Because I sympathize with the goal of helping small businesses, I have long supported the general policy of giving preference to them. However, I have contended that the preference should have a limit. The 5% differential in the set-aside programs seems reasonable, but I suspect that the pressure to meet the goal is so great that agencies have felt compelled to exceed that differential.
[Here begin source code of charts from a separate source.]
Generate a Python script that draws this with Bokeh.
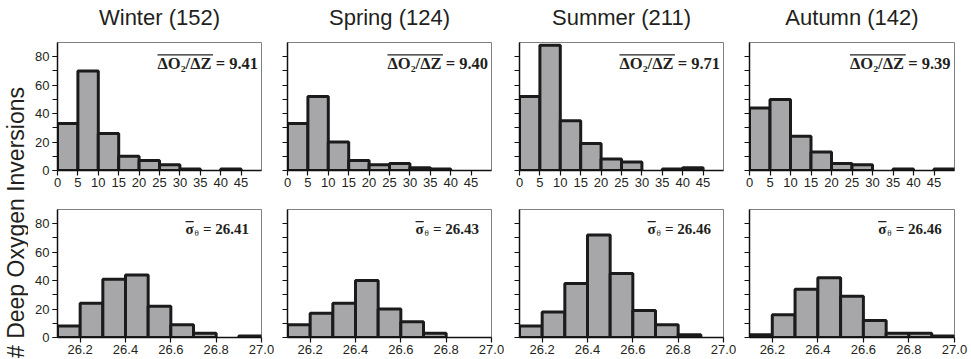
import math
from bokeh.plotting import figure
from bokeh.layouts import row, column
from bokeh.models import (Label, BoxAnnotation, FixedTicker,
                          Range1d, PrintfTickFormatter, ColumnDataSource)
from bokeh.embed import file_html
from bokeh.resources import INLINE

# ---------------- data ----------------
seasons = ["Winter", "Spring", "Summer", "Autumn"]
season_totals = [152, 124, 211, 142]

grad_edges = [0, 5, 10, 15, 20, 25, 30, 35, 40, 45, 50]
grad_winter = [33, 70, 26, 10, 7, 4, 1, 0, 1, 0]
grad_spring = [33, 52, 20, 7, 4, 5, 2, 1, 0, 0]
grad_summer = [52, 88, 35, 19, 8, 6, 0, 1, 2, 0]
grad_autumn = [44, 50, 24, 13, 5, 4, 0, 1, 0, 1]
grad_means = [9.41, 9.40, 9.71, 9.39]
grad_ticks = [0, 5, 10, 15, 20, 25, 30, 35, 40, 45]

sig_edges = [26.1, 26.2, 26.3, 26.4, 26.5, 26.6, 26.7, 26.8, 26.9, 27.0]
sig_winter = [8, 24, 41, 44, 22, 9, 3, 0, 1]
sig_spring = [9, 17, 24, 40, 20, 11, 3, 0, 0]
sig_summer = [8, 18, 38, 72, 45, 19, 9, 2, 0]
sig_autumn = [2, 16, 34, 42, 29, 12, 3, 3, 1]
sig_means = [26.41, 26.43, 26.46, 26.46]
sig_ticks = [26.2, 26.4, 26.6, 26.8, 27.0]

count_range = (0, 90)
count_ticks = [0, 20, 40, 60, 80]
count_minor_ticks = [0, 10, 20, 30, 40, 50, 60, 70, 80]
y_label = "# Deep Oxygen Inversions"

grad_counts = [grad_winter, grad_spring, grad_summer, grad_autumn]
sig_counts = [sig_winter, sig_spring, sig_summer, sig_autumn]

# ---------------- style ----------------
BAR_FILL = "#a7a7a9"
BAR_LINE = "#1b1b1b"
TXT = "#231f20"
SANS = "Liberation Sans"
SERIF = "Liberation Serif"

LAB_W = 28
HEAD_H = 34
frame_w = [204, 204, 204, 205]
b_left = [29, 13, 15, 13]
b_right = [13, 13, 13, 17]
FRAME_H = 128


def make_panel(i, edges, counts, xr, xticks, fmt, top_row):
    lefts, rights, tops = [], [], []
    for k, c in enumerate(counts):
        if c > 0:
            lefts.append(edges[k])
            rights.append(edges[k + 1])
            tops.append(c)
    src = ColumnDataSource(dict(left=lefts, right=rights, top=tops,
                                bottom=[0] * len(tops)))
    bt = 8 if top_row else 17
    bb = 22
    p = figure(width=b_left[i] + frame_w[i] + b_right[i], height=bt + FRAME_H + bb,
               x_range=Range1d(*xr), y_range=Range1d(*count_range),
               output_backend="svg", toolbar_location=None,
               min_border_left=b_left[i], min_border_right=b_right[i],
               min_border_top=bt, min_border_bottom=bb)
    p.quad(left="left", right="right", top="top", bottom="bottom", source=src,
           fill_color=BAR_FILL, line_color=BAR_LINE, line_width=3)
    p.xgrid.visible = False
    p.ygrid.visible = False
    p.outline_line_color = "#808080"
    p.outline_line_width = 1
    p.background_fill_color = "white"
    p.border_fill_color = "white"

    xa = p.xaxis[0]
    xa.ticker = FixedTicker(ticks=xticks)
    if fmt:
        xa.formatter = PrintfTickFormatter(format=fmt)
    xa.axis_line_color = "#111111"
    xa.axis_line_width = 1.5
    xa.major_tick_line_color = "#111111"
    xa.major_tick_line_width = 1.2
    xa.major_tick_in = 0
    xa.major_tick_out = 5
    xa.minor_tick_line_color = None
    xa.major_label_standoff = 2
    xa.major_label_text_font = SANS
    xa.major_label_text_font_size = "13px"
    xa.major_label_text_color = TXT

    ya = p.yaxis[0]
    if i == 0:
        ya.ticker = FixedTicker(ticks=count_ticks, minor_ticks=count_minor_ticks)
    else:
        ya.ticker = FixedTicker(ticks=[], minor_ticks=count_minor_ticks)
    ya.axis_line_color = "#111111"
    ya.axis_line_width = 1.5
    ya.major_tick_line_color = "#111111"
    ya.major_tick_line_width = 1.2
    ya.minor_tick_line_color = "#111111"
    ya.minor_tick_line_width = 1.2
    ya.major_tick_in = 0
    ya.major_tick_out = 5
    ya.minor_tick_in = 0
    ya.minor_tick_out = 5
    ya.major_label_standoff = 3
    ya.major_label_text_font = SANS
    ya.major_label_text_color = TXT
    ya.major_label_text_font_size = "13px"
    return p


top_figs, bot_figs = [], []
for i in range(4):
    # --- gradient histogram ---
    p = make_panel(i, grad_edges, grad_counts[i], (0, 50), grad_ticks, None, True)
    x0 = 24.5
    p.add_layout(Label(x=x0, y=75.0, text=f"ΔO₂/ΔZ = {grad_means[i]:.2f}",
                       text_font=SERIF, text_font_style="bold", text_font_size="16.5px",
                       text_color=TXT, text_align="left", text_baseline="alphabetic"))
    p.add_layout(BoxAnnotation(left=x0, right=x0 + 13.6, bottom=80.8, top=81.8,
                               fill_color=TXT, fill_alpha=1, line_alpha=0))
    top_figs.append(p)

    # --- density histogram ---
    q = make_panel(i, sig_edges, sig_counts[i], (26.1, 27.0), sig_ticks, "%.1f", False)
    s0 = 26.665
    sy = 76.3
    q.add_layout(Label(x=s0, y=sy, text="σ", text_font=SERIF, text_font_style="bold",
                       text_font_size="15px", text_color=TXT, text_align="left",
                       text_baseline="alphabetic"))
    q.add_layout(Label(x=s0, y=sy, x_offset=9, y_offset=-4.5, text="θ", text_font=SERIF,
                       text_font_size="9px", text_color=TXT, text_align="left",
                       text_baseline="alphabetic"))
    q.add_layout(Label(x=s0, y=sy, x_offset=17.5, text=f"= {sig_means[i]:.2f}",
                       text_font=SERIF, text_font_style="bold", text_font_size="15px",
                       text_color=TXT, text_align="left", text_baseline="alphabetic"))
    q.add_layout(BoxAnnotation(left=s0, right=s0 + 0.036, bottom=81.0, top=82.0,
                               fill_color=TXT, fill_alpha=1, line_alpha=0))
    bot_figs.append(q)

# --- header with season titles ---
head_w = sum(b_left) + sum(frame_w) + sum(b_right)
head = figure(width=head_w, height=HEAD_H, x_range=Range1d(0, head_w),
              y_range=Range1d(0, HEAD_H), output_backend="svg", toolbar_location=None,
              min_border_left=0, min_border_right=0, min_border_top=0, min_border_bottom=0)
head.axis.visible = False
head.grid.visible = False
head.outline_line_color = None
xpos = 0
for i in range(4):
    center = xpos + b_left[i] + frame_w[i] / 2
    head.add_layout(Label(x=center, y=17, text=f"{seasons[i]} ({season_totals[i]})",
                          text_font=SANS, text_font_size="22px", text_color=TXT,
                          text_align="center", text_baseline="middle"))
    xpos += b_left[i] + frame_w[i] + b_right[i]

# --- common y-axis label ---
lab = figure(width=LAB_W, height=359, x_range=Range1d(0, LAB_W), y_range=Range1d(0, 359),
             output_backend="svg", toolbar_location=None,
             min_border_left=0, min_border_right=0, min_border_top=0, min_border_bottom=0)
lab.axis.visible = False
lab.grid.visible = False
lab.outline_line_color = None
lab.add_layout(Label(x=15, y=137, text=y_label, angle=math.pi / 2,
                     text_font=SANS, text_font_size="23px", text_color=TXT,
                     text_align="center", text_baseline="middle"))

layout = row(lab, column(head, row(*top_figs), row(*bot_figs)))
layout.spacing = 0

open("out.html", "w").write(file_html(layout, INLINE))
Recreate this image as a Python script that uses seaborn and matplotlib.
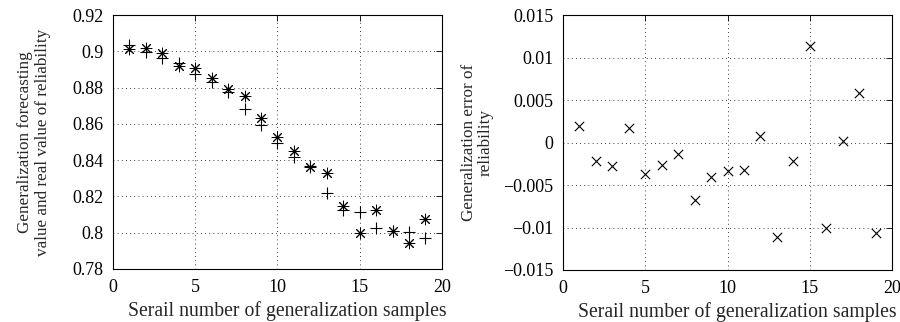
import numpy as np
import pandas as pd
import matplotlib
matplotlib.use('Agg')
import matplotlib.pyplot as plt
import seaborn as sns

samples = list(range(1, 20))
forecast = [0.9015, 0.9020, 0.8990, 0.8918, 0.8910, 0.8855, 0.8790, 0.8752,
            0.8635, 0.8530, 0.8448, 0.8360, 0.8332, 0.8145, 0.7998, 0.8125,
            0.8010, 0.7945, 0.8075]
real = [0.9035, 0.8998, 0.8963, 0.8935, 0.8873, 0.8829, 0.8777, 0.8684,
        0.8595, 0.8496, 0.8416, 0.8368, 0.8221, 0.8123, 0.8112, 0.8025,
        0.8012, 0.8003, 0.7969]
error = [0.0020, -0.0022, -0.0027, 0.0017, -0.0037, -0.0026, -0.0013, -0.0068,
         -0.0040, -0.0034, -0.0032, 0.0008, -0.0111, -0.0022, 0.0114, -0.0100,
         0.0002, 0.0058, -0.0106]

xlabel = 'Serail number of generalization samples'


def style_axes(ax):
    """MATLAB-like box, inward ticks and dotted grid."""
    ax.tick_params(direction='in', top=True, right=True, length=4,
                   width=0.6, labelsize=13, pad=7, colors='black')
    ax.grid(True, linestyle=(0, (1, 4)), color='black', linewidth=0.6)
    for s in ax.spines.values():
        s.set_visible(True)
        s.set_color('black')
        s.set_linewidth(0.8)
    ax.set_xlabel(xlabel, fontsize=14.2)
    ax.xaxis.set_label_coords(0.53, -0.125)


def main():
    sns.set_style('white')
    plt.rcParams['font.family'] = ['Liberation Serif', 'DejaVu Serif']
    plt.rcParams['axes.unicode_minus'] = True

    fig = plt.figure(figsize=(9, 3.22), dpi=100)
    ax1 = fig.add_axes([0.1256, 0.1646, 0.3654, 0.7884])
    ax2 = fig.add_axes([0.6256, 0.1615, 0.3655, 0.7915])

    df = pd.DataFrame({'n': samples, 'forecast': forecast, 'real': real,
                       'error': error})

    sns.scatterplot(data=df, x='n', y='real', marker='+', s=80, color='black',
                    linewidth=0.8, ax=ax1, zorder=3)
    sns.scatterplot(data=df, x='n', y='forecast', marker=(8, 2, 0), s=60,
                    color='black', linewidth=0.7, ax=ax1, zorder=4)
    sns.scatterplot(data=df, x='n', y='forecast', marker='o', s=5,
                    color='black', linewidth=0, ax=ax1, zorder=5)
    ax1.set_xlim(0, 20)
    ax1.set_ylim(0.78, 0.92)
    ax1.set_xticks([0, 5, 10, 15, 20])
    ax1.set_yticks(np.arange(0.78, 0.9201, 0.02))
    ax1.set_yticklabels(['0.78', '0.8', '0.82', '0.84', '0.86', '0.88', '0.9', '0.92'])
    style_axes(ax1)
    ax1.set_ylabel('Generalization forecasting\nvalue and real value of reliability',
                   fontsize=12.3, linespacing=1.1)
    ax1.yaxis.set_label_coords(-0.19, 0.5)

    sns.scatterplot(data=df, x='n', y='error', marker='x', s=45, color='black',
                    linewidth=0.8, ax=ax2, zorder=3)
    ax2.set_xlim(0, 20)
    ax2.set_ylim(-0.015, 0.015)
    ax2.set_xticks([0, 5, 10, 15, 20])
    ax2.set_yticks([-0.015, -0.01, -0.005, 0, 0.005, 0.01, 0.015])
    ax2.set_yticklabels(['\u22120.015', '\u22120.01', '\u22120.005', '0',
                         '0.005', '0.01', '0.015'])
    style_axes(ax2)
    ax2.set_ylabel('Generalization error of\nreliability', fontsize=12.3,
                   linespacing=1.1)
    ax2.yaxis.set_label_coords(-0.21, 0.5)

    fig.savefig('out.png', dpi=100)


if __name__ == '__main__':
    main()
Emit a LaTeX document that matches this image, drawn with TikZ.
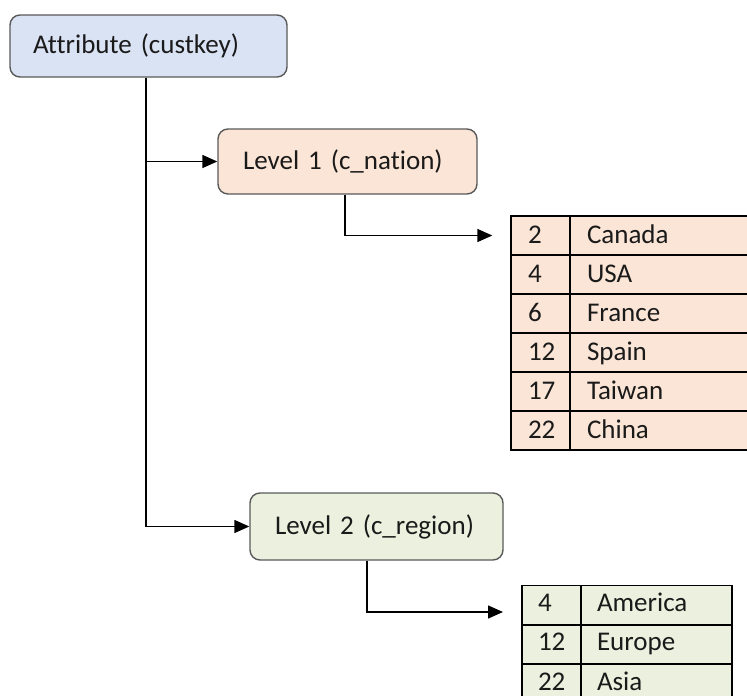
\documentclass[tikz,border=0pt]{standalone}
\usepackage{fontspec}
\setmainfont[Ligatures=NoCommon]{Carlito}
\usetikzlibrary{arrows.meta}

\definecolor{attrfill}{HTML}{DAE3F3}
\definecolor{nationfill}{HTML}{FBE5D6}
\definecolor{regionfill}{HTML}{EBF1DE}
\definecolor{boxline}{HTML}{5A5A5A}
\definecolor{ink}{HTML}{1A1A1A}

\tikzset{
  levelbox/.style={draw=boxline, line width=1.4pt, rounded corners=10pt,
    inner ysep=0pt, minimum height=64pt, align=left, text=ink,
    font=\fontsize{27}{32}\selectfont},
  conn/.style={draw=black, line width=1.5pt,
    -{Triangle[length=15pt,width=13pt]}},
  cell/.style={draw=black, line width=1.4pt, inner ysep=0pt,
    minimum height=39pt, text height=18pt, text depth=2.5pt,
    align=left, text=ink, font=\fontsize{27}{32}\selectfont},
  lowcell/.style={cell, text depth=5pt},
}

\begin{document}
\begin{tikzpicture}[x=1pt,y=-1pt]
  \useasboundingbox (0,0) rectangle (747,696);
  \clip (0,0) rectangle (747,696);
  \fill[white] (0,0) rectangle (747,696);

  % hierarchy boxes
  \node[levelbox, fill=attrfill, minimum height=62pt, inner xsep=23pt, text width=231pt]
    (attr) at (148.5,46) {Attribute (custkey)};
  \node[levelbox, fill=nationfill, minimum height=65pt, inner xsep=25pt, text width=209pt]
    (lvl1) at (347.5,161.5) {Level 1 (c\_nation)};
  \node[levelbox, fill=regionfill, minimum height=67pt, inner xsep=25pt, text width=203pt]
    (lvl2) at (376.5,526.5) {Level 2 (c\_region)};

  % nation table
  \foreach \k/\n [count=\i] in {2/Canada, 4/USA, 6/France, 12/Spain, 17/Taiwan, 22/China} {
    \node[cell, fill=nationfill, inner xsep=17pt, text width=25pt]
      (t1n\i) at (540.5,{196.5+39*\i}) {\k};
    \node[cell, fill=nationfill, inner xsep=17pt, text width=156pt]
      (t1c\i) at (665,{196.5+39*\i}) {\n};
  }

  % region table (its last row runs past the lower edge)
  \foreach \k/\n [count=\i] in {4/America, 12/Europe, 22/Asia} {
    \node[lowcell, fill=regionfill, inner xsep=16pt, text width=27pt]
      (t2n\i) at (551.5,{566+39.2*\i}) {\k};
    \node[lowcell, fill=regionfill, inner xsep=16pt, text width=119pt]
      (t2c\i) at (656.5,{566+39.2*\i}) {\n};
  }

  % connectors
  \coordinate (trunk) at (146,0);
  \coordinate (drop1) at (345,0);
  \coordinate (drop2) at (367,0);
  \coordinate (in2) at (503,612);
  \draw[conn] (attr.south -| trunk) |- (lvl1.west);
  \draw[conn] (attr.south -| trunk) |- (lvl2.west);
  \draw[conn, shorten >=18pt] (lvl1.south -| drop1) |- (t1n1.west);
  \draw[conn] (lvl2.south -| drop2) |- (in2);
\end{tikzpicture}
\end{document}
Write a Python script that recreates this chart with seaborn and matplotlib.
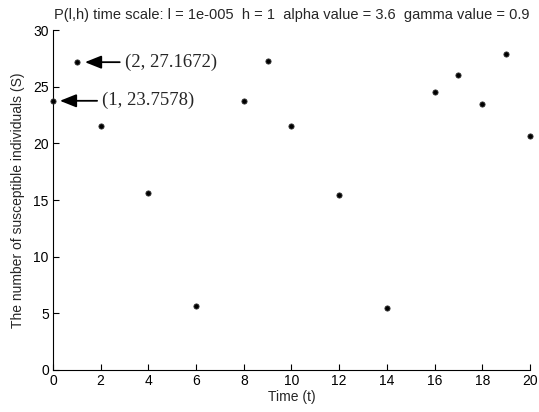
import matplotlib
matplotlib.use("Agg")
import matplotlib.pyplot as plt
import seaborn as sns
import pandas as pd

t_values = [0, 1, 2, 4, 6, 8, 9, 10, 12, 14, 16, 17, 18, 19, 20]
s_values = [23.7578, 27.1672, 21.5, 15.6, 5.65, 23.7, 27.25, 21.5, 15.4, 5.45, 24.5, 26.0, 23.45, 27.9, 20.65]
x_ticks = list(range(0, 21, 2))
y_ticks = list(range(0, 31, 5))
title = "P(l,h) time scale: l = 1e-005  h = 1  alpha value = 3.6  gamma value = 0.9"
ann_labels = ["(2, 27.1672)", "(1, 23.7578)"]

sns.set_style("ticks")
plt.rcParams['font.family'] = ['Liberation Sans', 'DejaVu Sans']
plt.rcParams['xtick.direction'] = 'in'
plt.rcParams['ytick.direction'] = 'in'

fig = plt.figure(figsize=(5.39, 4.12), dpi=100)
ax = fig.add_axes([0.0983, 0.102, 0.885, 0.825])

df = pd.DataFrame({"t": t_values, "S": s_values})
sns.scatterplot(data=df, x="t", y="S", ax=ax, color="black", s=14,
                edgecolor="#333333", linewidth=0.6, zorder=3, clip_on=False)

ax.set_xlim(0, 20)
ax.set_ylim(0, 30)
ax.set_xticks(x_ticks)
ax.set_yticks(y_ticks)
ax.tick_params(labelsize=10, length=4, width=0.8, colors="black", pad=3)
for sp in ["left", "bottom"]:
    ax.spines[sp].set_linewidth(0.8)
    ax.spines[sp].set_color("black")
sns.despine(ax=ax)

ax.set_xlabel("Time (t)", fontsize=10, labelpad=1)
ax.set_ylabel("The number of susceptible individuals (S)", fontsize=10, labelpad=6)
ax.set_title(title, fontsize=10.5, pad=8)

arrow_style = dict(arrowstyle="-|>,head_length=1.0,head_width=0.4", color="black", lw=1.3,
                   shrinkA=0, shrinkB=0)
ax.annotate("", xy=(1.34, s_values[1]), xytext=(2.8, s_values[1]), arrowprops=arrow_style)
ax.text(3.0, s_values[1], ann_labels[0], fontsize=13.5, family=['Liberation Serif'], va="center", ha="left")
ax.annotate("", xy=(0.29, s_values[0]), xytext=(1.85, s_values[0]), arrowprops=arrow_style)
ax.text(2.05, s_values[0], ann_labels[1], fontsize=13.5, family=['Liberation Serif'], va="center", ha="left")

fig.savefig("out.png", dpi=100)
One wonders about the purpose of codifying the provisions of the executive order. One obvious purpose would be to ensure that the policies outlive the current governor. Nevertheless, the 42% is still a goal in the legislation and I assume 23.1% for woman- and minority-owned businesses being proposed by the Governor will be a goal, rather than a hard requirement. There would be no penalty for not achieving the goal. Having this goal in law could lead to some legal entanglements. Would a SWaM vendor be allowed to sue if she did not get awarded a contract although the state did not meets its statutory goal? Would every agency have to meet the statutory goals? If one agency did not, then other agencies would have to exceed the goal in order to the state to meet it. Would an agency have to seek authorization to award contracts to non-SWaM vendors as long as it was below the 42% goal? Who is going to coordinate this activity? One effect of enactment of the legislation will be to put more pressure on agencies to use SWaM vendors.
With the addition of a “race- and gender-conscious” measurement, the Governor would not only subject the Commonwealth’s policies and practices to a higher legal standard, he would make implementation and reporting more complex. Currently, the policies and reporting apply to all small businesses as a whole. The proposed new language would provide a separate goal for woman- and minority-owned businesses, necessitating additional recordkeeping. The bill’s designation of separate categories of small business, each with its own qualifying criteria, would further complicate the implementation. According to the RTD, the Governor plans to submit a budget amendment “to provide funding to expand the department [DSBSD] and create a division to carry out the state’s goals.”
This bill may run into trouble in the General Assembly. The same legislation was introduced in the 2020 Session and passed the House, but was carried over in the Senate. That should portend even more trouble in the Senate with the expansion being proposed by the Governor.